I insisted on opening up the boxes in the first place because I was looking for things about my great-grandfather, who was a writer. (He is the boy in this photo. And here is a short biography I wrote for him, on a site I’m slowly building. It should give you some idea why I’m fascinated with the guy.)

I was hoping to find manuscripts. Instead I was flooded with all these other pictures and relics that needed sorting, and it had to be done in the short span of my holiday visit. I would up spending an entire day in a spare room at my dad’s house making piles of photos and trying to figure out who was in each picture.

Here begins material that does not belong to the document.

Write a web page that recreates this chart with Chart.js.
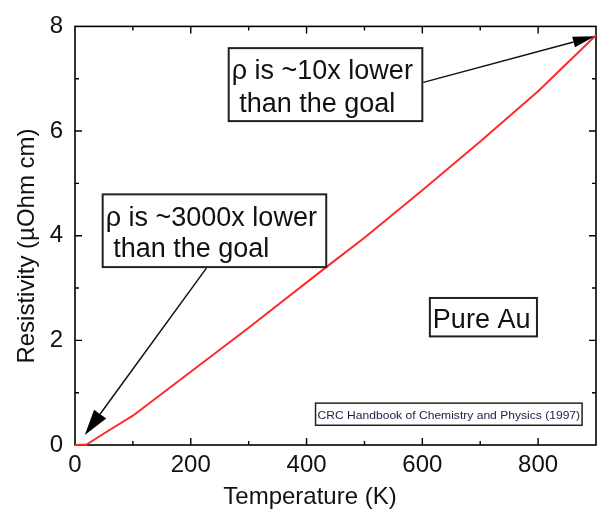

I had a terrible cold that was so bad I lost my voice, and the dust from the boxes felt like gravel in my lungs.  I was overwhelmed and exhausted and more than a little sad to be surrounded by all this family I never knew, whose histories I hadn’t bothered to learn back when there were people around who could tell me about them. And then I kept picking up this thing, this bit of wood:

My great-grandfather Malcolm, living in New York City, had written these wobbly verses and used a heated tool (possibly a small icepick) to burn the letters. In the 1930s he’d devised a hobby where he’d copy antique maps onto wood using the burning tools and Mercurochrome paint. We had couple of the pieces he’d made in our living room when I was growing up. He’d sold a few of them, too. By 1938, though, he was starting to move on to another creative pursuit. He had published his first two stories in the magazine Astounding Science Fiction this year, and he had likely already sold a few others. He was just in time for what is now called the Golden Age of Science Fiction, though he wouldn’t live to see the end of it.

He may have made this card for his wife (who is in the photo here); maybe he made others, too. It wasn’t until I’d picked it up and looked at it for the fifth or sixth time, in the midst of all my desperate sad sorting, that I remembered that it was Christmas Eve. And that my great-grandfather was wishing me a merry Christmas and a happy future.